§ GIVEN INFORMATION
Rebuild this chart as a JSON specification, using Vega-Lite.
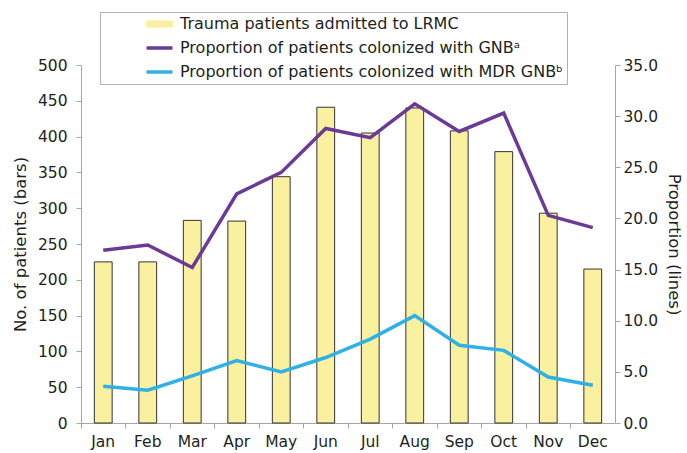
{
  "$schema": "https://vega.github.io/schema/vega-lite/v6.json",
  "autosize": "none",
  "width": 534,
  "height": 358,
  "padding": {"left": 81, "top": 65, "right": 72, "bottom": 30},
  "background": "white",
  "config": {
    "view": {"stroke": null},
    "font": "DejaVu Sans",
    "axis": {
      "labelFont": "DejaVu Sans",
      "titleFont": "DejaVu Sans",
      "labelFontSize": 15.5,
      "titleFontSize": 16.5,
      "titleFontWeight": "normal",
      "labelColor": "#231f20",
      "titleColor": "#231f20",
      "domainColor": "#a6a6a6",
      "tickColor": "#a6a6a6",
      "tickSize": 5,
      "grid": false
    }
  },
  "data": {
    "values": [
      {"month": "Jan", "series": "Trauma patients admitted to LRMC", "value": 225},
      {"month": "Feb", "series": "Trauma patients admitted to LRMC", "value": 225},
      {"month": "Mar", "series": "Trauma patients admitted to LRMC", "value": 283},
      {"month": "Apr", "series": "Trauma patients admitted to LRMC", "value": 282},
      {"month": "May", "series": "Trauma patients admitted to LRMC", "value": 344},
      {"month": "Jun", "series": "Trauma patients admitted to LRMC", "value": 441},
      {"month": "Jul", "series": "Trauma patients admitted to LRMC", "value": 405},
      {"month": "Aug", "series": "Trauma patients admitted to LRMC", "value": 440},
      {"month": "Sep", "series": "Trauma patients admitted to LRMC", "value": 408},
      {"month": "Oct", "series": "Trauma patients admitted to LRMC", "value": 379},
      {"month": "Nov", "series": "Trauma patients admitted to LRMC", "value": 293},
      {"month": "Dec", "series": "Trauma patients admitted to LRMC", "value": 215},
      {"month": "Jan", "series": "Proportion of patients colonized with GNBᵃ", "value": 16.9},
      {"month": "Feb", "series": "Proportion of patients colonized with GNBᵃ", "value": 17.4},
      {"month": "Mar", "series": "Proportion of patients colonized with GNBᵃ", "value": 15.2},
      {"month": "Apr", "series": "Proportion of patients colonized with GNBᵃ", "value": 22.4},
      {"month": "May", "series": "Proportion of patients colonized with GNBᵃ", "value": 24.5},
      {"month": "Jun", "series": "Proportion of patients colonized with GNBᵃ", "value": 28.8},
      {"month": "Jul", "series": "Proportion of patients colonized with GNBᵃ", "value": 27.9},
      {"month": "Aug", "series": "Proportion of patients colonized with GNBᵃ", "value": 31.2},
      {"month": "Sep", "series": "Proportion of patients colonized with GNBᵃ", "value": 28.5},
      {"month": "Oct", "series": "Proportion of patients colonized with GNBᵃ", "value": 30.3},
      {"month": "Nov", "series": "Proportion of patients colonized with GNBᵃ", "value": 20.3},
      {"month": "Dec", "series": "Proportion of patients colonized with GNBᵃ", "value": 19.1},
      {"month": "Jan", "series": "Proportion of patients colonized with MDR GNBᵇ", "value": 3.6},
      {"month": "Feb", "series": "Proportion of patients colonized with MDR GNBᵇ", "value": 3.2},
      {"month": "Mar", "series": "Proportion of patients colonized with MDR GNBᵇ", "value": 4.6},
      {"month": "Apr", "series": "Proportion of patients colonized with MDR GNBᵇ", "value": 6.1},
      {"month": "May", "series": "Proportion of patients colonized with MDR GNBᵇ", "value": 5.0},
      {"month": "Jun", "series": "Proportion of patients colonized with MDR GNBᵇ", "value": 6.4},
      {"month": "Jul", "series": "Proportion of patients colonized with MDR GNBᵇ", "value": 8.2},
      {"month": "Aug", "series": "Proportion of patients colonized with MDR GNBᵇ", "value": 10.5},
      {"month": "Sep", "series": "Proportion of patients colonized with MDR GNBᵇ", "value": 7.6},
      {"month": "Oct", "series": "Proportion of patients colonized with MDR GNBᵇ", "value": 7.1},
      {"month": "Nov", "series": "Proportion of patients colonized with MDR GNBᵇ", "value": 4.5},
      {"month": "Dec", "series": "Proportion of patients colonized with MDR GNBᵇ", "value": 3.7}
    ]
  },
  "encoding": {
    "x": {
      "field": "month",
      "type": "nominal",
      "sort": ["Jan","Feb","Mar","Apr","May","Jun","Jul","Aug","Sep","Oct","Nov","Dec"],
      "scale": {"paddingInner": 0, "paddingOuter": 0},
      "axis": {"title": null, "labelAngle": 0, "bandPosition": 0, "labelPadding": 6}
    },
    "color": {
      "field": "series",
      "type": "nominal",
      "scale": {
        "domain": ["Trauma patients admitted to LRMC", "Proportion of patients colonized with GNBᵃ", "Proportion of patients colonized with MDR GNBᵇ"],
        "range": ["#f9f1a0", "#6b3a96", "#2fb0e6"]
      },
      "legend": {
        "title": null,
        "orient": "none",
        "legendX": 19,
        "legendY": -53,
        "padding": 4,
        "fillColor": "white",
        "strokeColor": "#b0b0b0",
        "labelFont": "DejaVu Sans",
        "labelFontSize": 16,
        "labelColor": "#231f20",
        "labelLimit": 700,
        "symbolSize": 100,
        "symbolStrokeWidth": 3.5,
        "symbolOffset": 47.5,
        "labelOffset": 12.5,
        "rowPadding": 8,
        "encode": {
          "symbols": {
            "update": {
              "shape": {"signal": "datum.value === 'Trauma patients admitted to LRMC' ? 'M-2.6,-0.6H2.6V0.6H-2.6Z' : 'M-2.6,0H2.6'"},
              "fill": {"signal": "datum.value === 'Trauma patients admitted to LRMC' ? '#f9f1a0' : 'transparent'"},
              "stroke": [{"test": "datum.value === 'Trauma patients admitted to LRMC'", "value": "#333333"}, {"scale": "color", "field": "value"}],
              "strokeWidth": {"signal": "datum.value === 'Trauma patients admitted to LRMC' ? 1 : 3.5"},
              "strokeOpacity": {"value": 1},
              "fillOpacity": {"value": 1},
              "opacity": {"value": 1}
            }
          }
        }
      }
    }
  },
  "layer": [
    {
      "transform": [{"filter": "datum.series === 'Trauma patients admitted to LRMC'"}],
      "mark": {"type": "bar", "width": {"band": 0.4}, "stroke": "#333333", "strokeWidth": 1, "opacity": 1},
      "encoding": {
        "y": {
          "field": "value",
          "type": "quantitative",
          "scale": {"domain": [0, 500], "nice": false},
          "axis": {"title": "No. of patients (bars)", "values": [0,50,100,150,200,250,300,350,400,450,500], "labelPadding": 9, "titlePadding": 9}
        }
      }
    },
    {
      "transform": [{"filter": "datum.series !== 'Trauma patients admitted to LRMC'"}],
      "mark": {"type": "line", "strokeWidth": 3.5},
      "encoding": {
        "y": {
          "field": "value",
          "type": "quantitative",
          "scale": {"domain": [0, 35], "nice": false},
          "axis": {"title": "Proportion (lines)", "orient": "right", "format": ".1f", "values": [0,5,10,15,20,25,30,35], "labelPadding": 3, "titlePadding": 8}
        }
      }
    }
  ],
  "resolve": {"scale": {"y": "independent"}}
}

§ INSTRUCTION
Restate the entire listing word for word, excluding pictures.

§ COMPLETE RESPONSE
Rebuild this chart as a JSON specification, using Vega-Lite.
{
  "$schema": "https://vega.github.io/schema/vega-lite/v6.json",
  "autosize": "none",
  "width": 534,
  "height": 358,
  "padding": {"left": 81, "top": 65, "right": 72, "bottom": 30},
  "background": "white",
  "config": {
    "view": {"stroke": null},
    "font": "DejaVu Sans",
    "axis": {
      "labelFont": "DejaVu Sans",
      "titleFont": "DejaVu Sans",
      "labelFontSize": 15.5,
      "titleFontSize": 16.5,
      "titleFontWeight": "normal",
      "labelColor": "#231f20",
      "titleColor": "#231f20",
      "domainColor": "#a6a6a6",
      "tickColor": "#a6a6a6",
      "tickSize": 5,
      "grid": false
    }
  },
  "data": {
    "values": [
      {"month": "Jan", "series": "Trauma patients admitted to LRMC", "value": 225},
      {"month": "Feb", "series": "Trauma patients admitted to LRMC", "value": 225},
      {"month": "Mar", "series": "Trauma patients admitted to LRMC", "value": 283},
      {"month": "Apr", "series": "Trauma patients admitted to LRMC", "value": 282},
      {"month": "May", "series": "Trauma patients admitted to LRMC", "value": 344},
      {"month": "Jun", "series": "Trauma patients admitted to LRMC", "value": 441},
      {"month": "Jul", "series": "Trauma patients admitted to LRMC", "value": 405},
      {"month": "Aug", "series": "Trauma patients admitted to LRMC", "value": 440},
      {"month": "Sep", "series": "Trauma patients admitted to LRMC", "value": 408},
      {"month": "Oct", "series": "Trauma patients admitted to LRMC", "value": 379},
      {"month": "Nov", "series": "Trauma patients admitted to LRMC", "value": 293},
      {"month": "Dec", "series": "Trauma patients admitted to LRMC", "value": 215},
      {"month": "Jan", "series": "Proportion of patients colonized with GNBᵃ", "value": 16.9},
      {"month": "Feb", "series": "Proportion of patients colonized with GNBᵃ", "value": 17.4},
      {"month": "Mar", "series": "Proportion of patients colonized with GNBᵃ", "value": 15.2},
      {"month": "Apr", "series": "Proportion of patients colonized with GNBᵃ", "value": 22.4},
      {"month": "May", "series": "Proportion of patients colonized with GNBᵃ", "value": 24.5},
      {"month": "Jun", "series": "Proportion of patients colonized with GNBᵃ", "value": 28.8},
      {"month": "Jul", "series": "Proportion of patients colonized with GNBᵃ", "value": 27.9},
      {"month": "Aug", "series": "Proportion of patients colonized with GNBᵃ", "value": 31.2},
      {"month": "Sep", "series": "Proportion of patients colonized with GNBᵃ", "value": 28.5},
      {"month": "Oct", "series": "Proportion of patients colonized with GNBᵃ", "value": 30.3},
      {"month": "Nov", "series": "Proportion of patients colonized with GNBᵃ", "value": 20.3},
      {"month": "Dec", "series": "Proportion of patients colonized with GNBᵃ", "value": 19.1},
      {"month": "Jan", "series": "Proportion of patients colonized with MDR GNBᵇ", "value": 3.6},
      {"month": "Feb", "series": "Proportion of patients colonized with MDR GNBᵇ", "value": 3.2},
      {"month": "Mar", "series": "Proportion of patients colonized with MDR GNBᵇ", "value": 4.6},
      {"month": "Apr", "series": "Proportion of patients colonized with MDR GNBᵇ", "value": 6.1},
      {"month": "May", "series": "Proportion of patients colonized with MDR GNBᵇ", "value": 5.0},
      {"month": "Jun", "series": "Proportion of patients colonized with MDR GNBᵇ", "value": 6.4},
      {"month": "Jul", "series": "Proportion of patients colonized with MDR GNBᵇ", "value": 8.2},
      {"month": "Aug", "series": "Proportion of patients colonized with MDR GNBᵇ", "value": 10.5},
      {"month": "Sep", "series": "Proportion of patients colonized with MDR GNBᵇ", "value": 7.6},
      {"month": "Oct", "series": "Proportion of patients colonized with MDR GNBᵇ", "value": 7.1},
      {"month": "Nov", "series": "Proportion of patients colonized with MDR GNBᵇ", "value": 4.5},
      {"month": "Dec", "series": "Proportion of patients colonized with MDR GNBᵇ", "value": 3.7}
    ]
  },
  "encoding": {
    "x": {
      "field": "month",
      "type": "nominal",
      "sort": ["Jan","Feb","Mar","Apr","May","Jun","Jul","Aug","Sep","Oct","Nov","Dec"],
      "scale": {"paddingInner": 0, "paddingOuter": 0},
      "axis": {"title": null, "labelAngle": 0, "bandPosition": 0, "labelPadding": 6}
    },
    "color": {
      "field": "series",
      "type": "nominal",
      "scale": {
        "domain": ["Trauma patients admitted to LRMC", "Proportion of patients colonized with GNBᵃ", "Proportion of patients colonized with MDR GNBᵇ"],
        "range": ["#f9f1a0", "#6b3a96", "#2fb0e6"]
      },
      "legend": {
        "title": null,
        "orient": "none",
        "legendX": 19,
        "legendY": -53,
        "padding": 4,
        "fillColor": "white",
        "strokeColor": "#b0b0b0",
        "labelFont": "DejaVu Sans",
        "labelFontSize": 16,
        "labelColor": "#231f20",
        "labelLimit": 700,
        "symbolSize": 100,
        "symbolStrokeWidth": 3.5,
        "symbolOffset": 47.5,
        "labelOffset": 12.5,
        "rowPadding": 8,
        "encode": {
          "symbols": {
            "update": {
              "shape": {"signal": "datum.value === 'Trauma patients admitted to LRMC' ? 'M-2.6,-0.6H2.6V0.6H-2.6Z' : 'M-2.6,0H2.6'"},
              "fill": {"signal": "datum.value === 'Trauma patients admitted to LRMC' ? '#f9f1a0' : 'transparent'"},
              "stroke": [{"test": "datum.value === 'Trauma patients admitted to LRMC'", "value": "#333333"}, {"scale": "color", "field": "value"}],
              "strokeWidth": {"signal": "datum.value === 'Trauma patients admitted to LRMC' ? 1 : 3.5"},
              "strokeOpacity": {"value": 1},
              "fillOpacity": {"value": 1},
              "opacity": {"value": 1}
            }
          }
        }
      }
    }
  },
  "layer": [
    {
      "transform": [{"filter": "datum.series === 'Trauma patients admitted to LRMC'"}],
      "mark": {"type": "bar", "width": {"band": 0.4}, "stroke": "#333333", "strokeWidth": 1, "opacity": 1},
      "encoding": {
        "y": {
          "field": "value",
          "type": "quantitative",
          "scale": {"domain": [0, 500], "nice": false},
          "axis": {"title": "No. of patients (bars)", "values": [0,50,100,150,200,250,300,350,400,450,500], "labelPadding": 9, "titlePadding": 9}
        }
      }
    },
    {
      "transform": [{"filter": "datum.series !== 'Trauma patients admitted to LRMC'"}],
      "mark": {"type": "line", "strokeWidth": 3.5},
      "encoding": {
        "y": {
          "field": "value",
          "type": "quantitative",
          "scale": {"domain": [0, 35], "nice": false},
          "axis": {"title": "Proportion (lines)", "orient": "right", "format": ".1f", "values": [0,5,10,15,20,25,30,35], "labelPadding": 3, "titlePadding": 8}
        }
      }
    }
  ],
  "resolve": {"scale": {"y": "independent"}}
}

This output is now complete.